Re: [PATCH v2 3/5] x86/mm: check exec permissions on fault

Nadav Amit <nadav.amit@xxxxxxxxx> · Mon, 25 Oct 2021 09:19:35 -0700

> On Oct 25, 2021, at 7:20 AM, Dave Hansen <dave.hansen@xxxxxxxxx> wrote:
> 
> On 10/21/21 5:21 AM, Nadav Amit wrote:
>> access_error() currently does not check for execution permission
>> violation. 
> Ye
> 
>> As a result, spurious page-faults due to execution permission
>> violation cause SIGSEGV.
> 
> While I could totally believe that something is goofy when VMAs are
> being changed underneath a page fault, I'm having trouble figuring out
> why the "if (error_code & X86_PF_WRITE)" code is being modified.

In the scenario I mentioned the VMAs are not changed underneath the
page-fault. They change *before* the page-fault, but there are
residues of the old PTE in the TLB. 

> 
>> It appears not to be an issue so far, but the next patches avoid TLB
>> flushes on permission promotion, which can lead to this scenario. nodejs
>> for instance crashes when TLB flush is avoided on permission promotion.
> 
> Just to be clear, "promotion" is going from something like:
> 
> 	W=0->W=1
> or
> 	NX=1->NX=0
> 
> right?  I tend to call that "relaxing" permissions.

I specifically talk about NX=1>NX=0.

I can change the language to “relaxing”.

> 
> Currently, X86_PF_WRITE faults are considered an access error unless the
> VMA to which the write occurred allows writes.  Returning "no access
> error" permits continuing and handling the copy-on-write.
> 
> It sounds like you want to expand that.  You want to add a whole class
> of new faults that can be ignored: not just that some COW handling might
> be necessary, but that the PTE itself might be out of date.    Just like
> a "COW fault" may just result in setting the PTE.W=1 and moving on with
> our day, an instruction fault might now just end up with setting
> PTE.NX=0 and also moving on with our day.

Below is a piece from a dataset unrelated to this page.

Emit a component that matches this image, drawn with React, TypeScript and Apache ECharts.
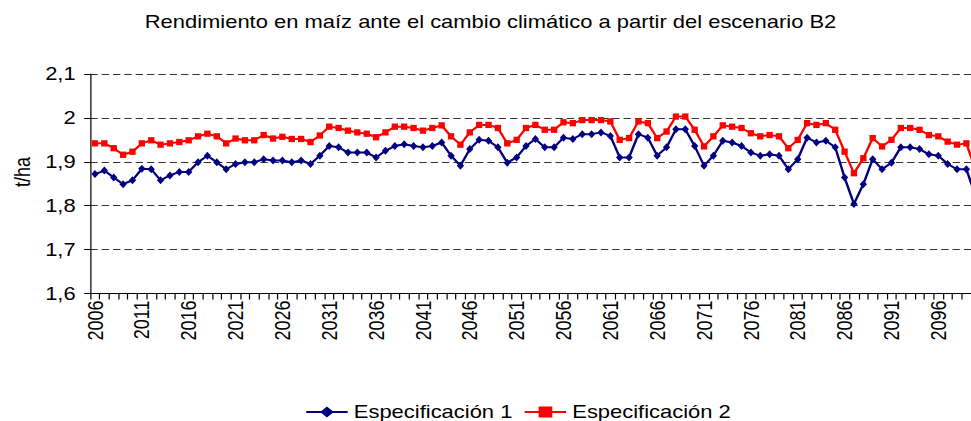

You raise an interesting idea (which can easily be implemented with uffd),
but no - I had none of that in my mind.

My only purpose is to deal with actual spurious page-faults that I
encountered when I removed the TLB flush the happens after NX=1->NX=0.

I am actually surprised that the kernel makes such a strong assumption
that every change of NX=1->NX=0 would be followed by a TLB flush, and
that during these changes the mm is locked for write. But that is the
case. If you do not have this change and a PTE is changed from
NX=1->NX=0 and *later* you access the page, you can have a page-fault
due to stale PTE, and get a SIGSEGV since access_error() is wrong to
assume that this is an invalid access.

I did not change and there are no changes to the VMA during the
page-fault. The page-fault handler would do pretty much nothing and
return to user-space which would retry the instruction. [ page-fault
triggers an implicit TLB flush of the offending PTE ]

> 
> I'm really confused why the "error_code & X86_PF_WRITE" case is getting
> modified.  I would have expected it to be something like just adding:
> 
> 	/* read, instruction fetch */
> 	if (error_code & X86_PF_INSN) {
>                /* Avoid enforcing access error if spurious: */
>                if (unlikely(!(vma->vm_flags & VM_EXEC)))
>                        return 1;
>                return 0;
>        }
> 
> I'm really confused what X86_PF_WRITE and X86_PF_INSN have in common
> other than both being able to (now) be generated spuriously.

That was my first version, but I was concerned that perhaps there is
some strange scenario in which both X86_PF_WRITE and X86_PF_INSN can
be set. That is the reason that Peter asked you whether this is
something that might happen.

If you confirm they cannot be both set, I would the version you just
mentioned.